Government advisors believe that UK visas should be auctioned off to the highest bidders, in order to ensure that UK taxpayers benefit from allowing wealthy migrants into the UK, reports the BBC.
The Home Secretary Theresa May is being asked to consider a ground-breaking scheme that would see visas for wealthy businessmen and entrepreneurs become the subject of an auction process to raise money for the Exchequer.
The recommendation has come from the Migratory Advisory Committee, which argues that at present UK citizens benefit little from the migration of wealthy individuals from abroad into the UK.
The Migratory Advisory Committee is recommending the UK doubles the current requirement that a minimum of £1m must be invested to secure a visa. In addition to increasing this requirement to £2m, they believe visas should then be put to auction, with a reserve price of £2.5m.
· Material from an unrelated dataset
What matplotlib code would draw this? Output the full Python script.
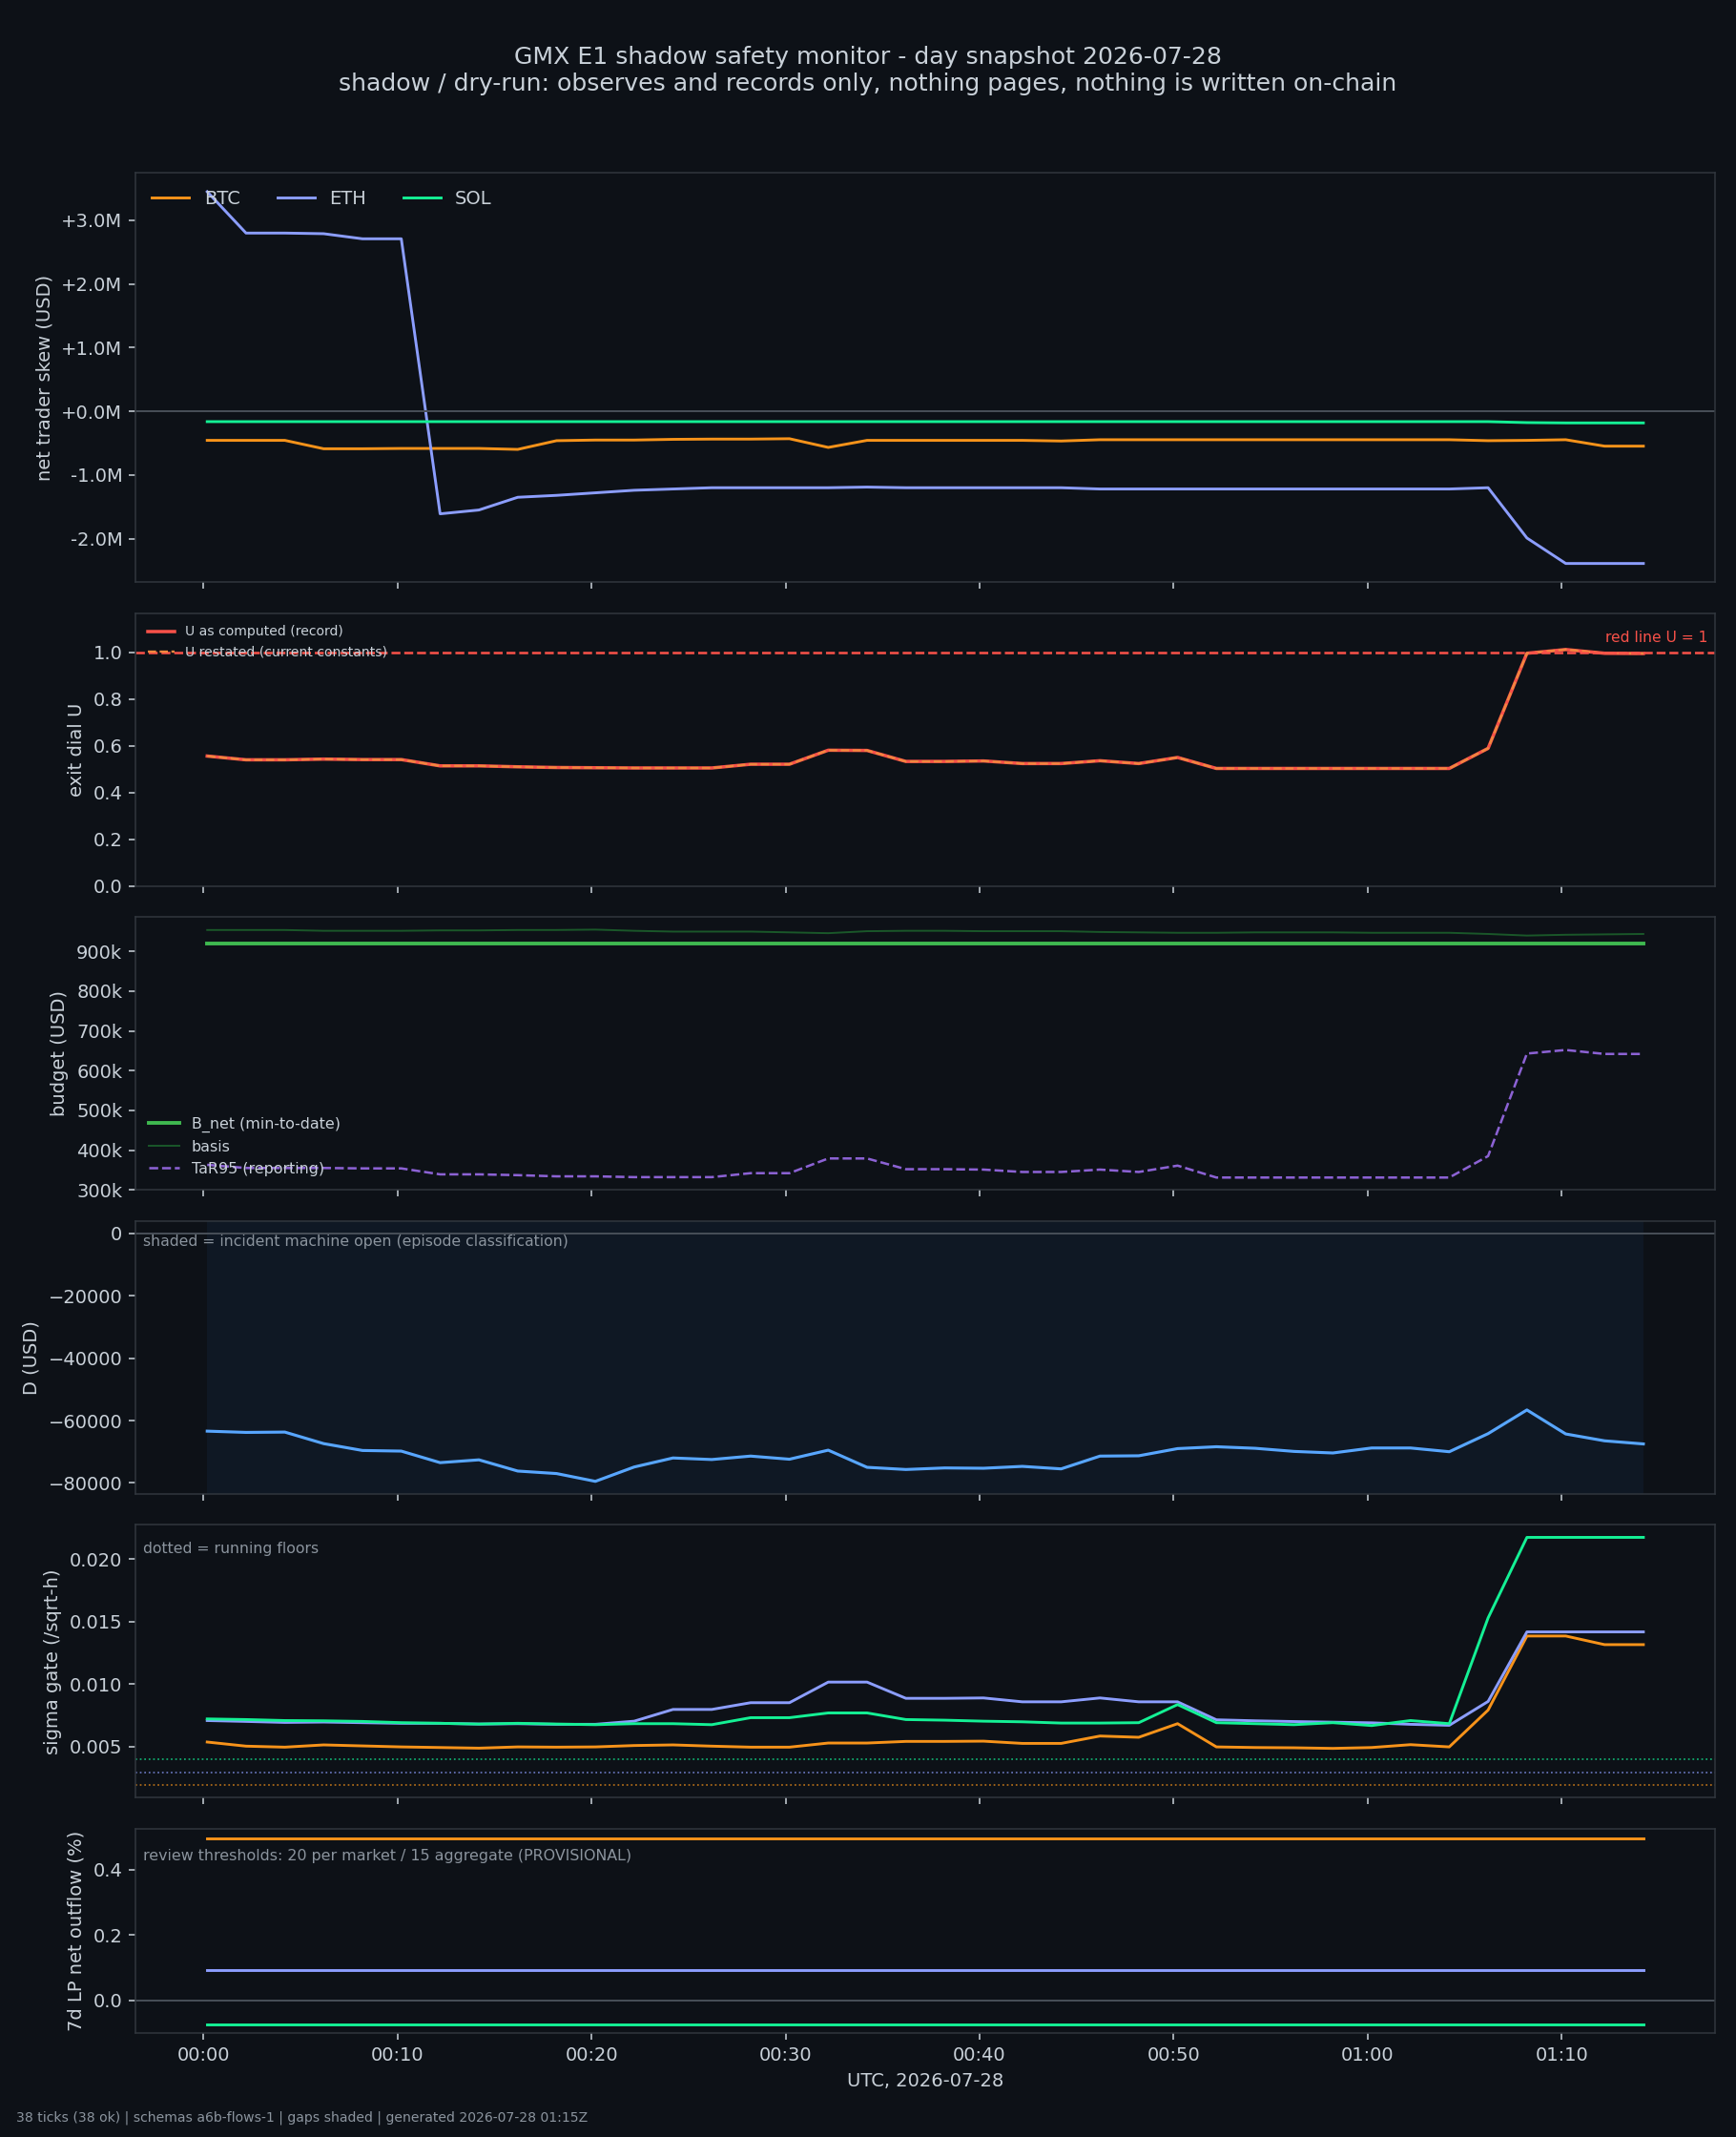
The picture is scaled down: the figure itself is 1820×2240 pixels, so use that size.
import numpy as np
import pandas as pd
import matplotlib
matplotlib.use("Agg")
import matplotlib.pyplot as plt
import matplotlib.dates as mdates
import matplotlib.transforms as mtransforms
from matplotlib.ticker import FuncFormatter

# ---- data (38 ticks, 2 min cadence) ----
ticks = pd.date_range("2026-07-28 00:00:12", periods=38, freq="2min")

skew_btc = np.array([-0.456, -0.456, -0.456, -0.588, -0.588, -0.583, -0.583, -0.583, -0.598, -0.461,
                     -0.451, -0.451, -0.440, -0.436, -0.436, -0.430, -0.567, -0.456, -0.456, -0.456,
                     -0.456, -0.456, -0.466, -0.446, -0.446, -0.446, -0.446, -0.446, -0.446, -0.446,
                     -0.446, -0.446, -0.446, -0.461, -0.456, -0.446, -0.547, -0.547]) * 1e6
skew_eth = np.array([3.45, 2.80, 2.80, 2.79, 2.71, 2.71, -1.61, -1.55, -1.35, -1.32,
                     -1.28, -1.24, -1.22, -1.20, -1.20, -1.20, -1.20, -1.19, -1.20, -1.20,
                     -1.20, -1.20, -1.20, -1.22, -1.22, -1.22, -1.22, -1.22, -1.22, -1.22,
                     -1.22, -1.22, -1.22, -1.20, -1.99, -2.39, -2.39, -2.39]) * 1e6
skew_sol = np.array([-0.162] * 34 + [-0.177, -0.182, -0.182, -0.182]) * 1e6

u_record = [0.556, 0.540, 0.540, 0.543, 0.541, 0.541, 0.514, 0.514, 0.510, 0.507,
            0.506, 0.505, 0.505, 0.505, 0.521, 0.521, 0.581, 0.580, 0.533, 0.533,
            0.535, 0.524, 0.524, 0.536, 0.524, 0.550, 0.503, 0.503, 0.503, 0.503,
            0.503, 0.503, 0.503, 0.589, 0.996, 1.012, 0.996, 0.995]
u_restated = list(u_record)

b_net = [919000] * 38
basis = np.array([954, 954, 954, 952, 952, 952, 953, 953, 954, 954,
                  955, 952, 950, 950, 950, 948, 946, 951, 952, 952,
                  951, 951, 951, 949, 948, 947, 947, 948, 948, 948,
                  947, 947, 947, 944, 940, 942, 943, 944]) * 1e3
tar95 = np.array([363, 355, 355, 355, 354, 354, 339, 339, 337, 334,
                  334, 332, 332, 332, 342, 342, 379, 379, 352, 352,
                  351, 345, 345, 351, 345, 361, 331, 331, 331, 331,
                  331, 331, 331, 385, 643, 652, 642, 642]) * 1e3

d_usd = np.array([-63.4, -63.8, -63.7, -67.4, -69.6, -69.8, -73.5, -72.6, -76.2, -77.0,
                  -79.5, -74.9, -72.0, -72.5, -71.4, -72.4, -69.5, -75.0, -75.7, -75.2,
                  -75.3, -74.7, -75.5, -71.4, -71.3, -69.0, -68.4, -68.9, -69.9, -70.4,
                  -68.8, -68.8, -70.0, -64.2, -56.6, -64.3, -66.5, -67.5]) * 1e3

sig_btc = [0.00536, 0.00503, 0.00495, 0.00513, 0.00505, 0.00497, 0.00492, 0.00487, 0.00497, 0.00495,
           0.00497, 0.00508, 0.00513, 0.00503, 0.00495, 0.00495, 0.00528, 0.00528, 0.00541, 0.00541,
           0.00543, 0.00525, 0.00525, 0.00584, 0.00574, 0.00683, 0.00497, 0.00492, 0.00490, 0.00485,
           0.00492, 0.00515, 0.00497, 0.00792, 0.01385, 0.01385, 0.01316, 0.01316]
sig_eth = [0.00708, 0.00701, 0.00693, 0.00696, 0.00691, 0.00686, 0.00686, 0.00680, 0.00683, 0.00678,
           0.00678, 0.00703, 0.00797, 0.00797, 0.00851, 0.00851, 0.01016, 0.01016, 0.00886, 0.00886,
           0.00889, 0.00858, 0.00858, 0.00889, 0.00858, 0.00858, 0.00714, 0.00706, 0.00700, 0.00695,
           0.00690, 0.00678, 0.00670, 0.00861, 0.01418, 0.01418, 0.01418, 0.01418]
sig_sol = [0.00721, 0.00716, 0.00708, 0.00706, 0.00701, 0.00691, 0.00686, 0.00680, 0.00686, 0.00680,
           0.00675, 0.00683, 0.00683, 0.00675, 0.00731, 0.00731, 0.00769, 0.00769, 0.00716, 0.00711,
           0.00703, 0.00698, 0.00688, 0.00688, 0.00691, 0.00836, 0.00691, 0.00683, 0.00675, 0.00691,
           0.00668, 0.00708, 0.00683, 0.01530, 0.02175, 0.02175, 0.02175, 0.02175]
sig_floor = {"BTC": 0.0019, "ETH": 0.0029, "SOL": 0.00396}

lp_btc = [0.497] * 38
lp_eth = [0.094] * 38
lp_sol = [-0.072] * 38

markets = ["BTC", "ETH", "SOL"]
colors = {"BTC": "#f7931a", "ETH": "#8c9eff", "SOL": "#14f195"}

# ---- style ----
BG = "#0d1117"
FG = "#c9d1d9"
MUTED = "#8b949e"
plt.rcParams.update({
    "figure.facecolor": BG,
    "axes.facecolor": BG,
    "axes.edgecolor": "#30363d",
    "axes.labelcolor": FG,
    "text.color": FG,
    "xtick.color": FG,
    "ytick.color": FG,
    "font.size": 10,
    "legend.frameon": False,
})

fig, axes = plt.subplots(6, 1, figsize=(13, 16), dpi=140, sharex=True,
                         gridspec_kw=dict(height_ratios=[6, 4, 4, 4, 4, 3], hspace=0.11,
                                          left=0.078, right=0.988, top=0.919, bottom=0.0485))
ax1, ax2, ax3, ax4, ax5, ax6 = axes

fig.text(0.5, 0.967, "GMX E1 shadow safety monitor - day snapshot 2026-07-28\n"
         "shadow / dry-run: observes and records only, nothing pages, nothing is written on-chain",
         ha="center", va="center", fontsize=12.9, color=FG)

# 1. skew
for m, s in zip(markets, [skew_btc, skew_eth, skew_sol]):
    ax1.plot(ticks, s, color=colors[m], lw=1.5, label=m)
ax1.axhline(0, color="#484f58", lw=1)
ax1.yaxis.set_major_formatter(FuncFormatter(lambda v, p: f"{v / 1e6:+.1f}M"))
ax1.set_ylabel("net trader skew (USD)")
ax1.legend(loc="upper left", ncol=3, fontsize=10)

# 2. exit dial
ax2.plot(ticks, u_record, color="#f85149", lw=1.8, label="U as computed (record)")
ax2.plot(ticks, u_restated, color="#f0883e", lw=1.2, ls="--", label="U restated (current constants)")
ax2.axhline(1.0, color="#f85149", lw=1.3, ls="--")
trans = mtransforms.blended_transform_factory(ax2.transAxes, ax2.transData)
ax2.text(0.995, 1.03, "red line U = 1", transform=trans, ha="right", va="bottom",
         fontsize=8, color="#f85149")
ax2.set_ylim(0, 1.167)
ax2.set_ylabel("exit dial U")
ax2.legend(loc="upper left", fontsize=7.2)

# 3. budget
ax3.plot(ticks, b_net, color="#3fb950", lw=2, label="B_net (min-to-date)")
ax3.plot(ticks, basis, color="#238636", lw=1, alpha=0.6, label="basis")
ax3.plot(ticks, tar95, color="#a371f7", lw=1.3, ls="--", alpha=0.85, label="TaR95 (reporting)")
ax3.set_ylim(bottom=300000)
ax3.yaxis.set_major_formatter(FuncFormatter(lambda v, p: f"{v / 1e3:.0f}k"))
ax3.set_ylabel("budget (USD)")
ax3.legend(loc="lower left", fontsize=8.2, labelspacing=0.5)

# 4. D
ax4.axvspan(ticks[0], ticks[-1], color="#388bfd", alpha=0.06, lw=0)
ax4.plot(ticks, d_usd, color="#58a6ff", lw=1.6)
ax4.axhline(0, color="#484f58", lw=1)
ax4.set_ylabel("D (USD)")
ax4.text(0.005, 0.95, "shaded = incident machine open (episode classification)",
         transform=ax4.transAxes, ha="left", va="top", fontsize=8.1, color=MUTED)

# 5. sigma gate
for m, s in zip(markets, [sig_btc, sig_eth, sig_sol]):
    ax5.plot(ticks, s, color=colors[m], lw=1.5)
    ax5.axhline(sig_floor[m], color=colors[m], lw=0.9, ls=":", alpha=0.7)
ax5.set_ylabel("sigma gate (/sqrt-h)")
ax5.text(0.005, 0.94, "dotted = running floors", transform=ax5.transAxes,
         ha="left", va="top", fontsize=8.1, color=MUTED)

# 6. LP outflow
for m, s in zip(markets, [lp_btc, lp_eth, lp_sol]):
    ax6.plot(ticks, s, color=colors[m], lw=1.5)
ax6.axhline(0, color="#484f58", lw=1)
ax6.set_ylabel("7d LP net outflow (%)")
ax6.text(0.005, 0.9, "review thresholds: 20 per market / 15 aggregate (PROVISIONAL)",
         transform=ax6.transAxes, ha="left", va="top", fontsize=8.2, color=MUTED)

ax6.xaxis.set_major_locator(mdates.MinuteLocator(byminute=range(0, 60, 10)))
ax6.xaxis.set_major_formatter(mdates.DateFormatter("%H:%M"))
ax6.set_xlabel("UTC, 2026-07-28")

fig.text(0.0094, 0.006, "38 ticks (38 ok) | schemas a6b-flows-1 | gaps shaded | generated 2026-07-28 01:15Z",
         ha="left", va="bottom", fontsize=7.2, color=MUTED)

fig.savefig("out.png", dpi=140, facecolor=BG)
They recommend that any money raised by the scheme be placed into a fund for good causes, similar to the National Lottery.
The scheme would allow the successful bidders to fast-track their settlement in the UK in two years, instead of five. They also propose that those who successfully bid are permitted to have residency even if they spend just 90 days in the UK per year, at present the requirement is double this.
Under the current system a fast-track does exist, but it requires an investment of £5m for a three-year fast-track, or £10m for two years.
At present, high net-worth individuals often buy UK Government gilts (low-risk bonds) as their investment into the UK, which provides virtually no benefit to the UK taxpayer.
"The Brits get very little out of this at the moment. The migrants get a huge amount," Sir David Metcalfe, the chairman of the Migration Advisory Committee, told the BBC.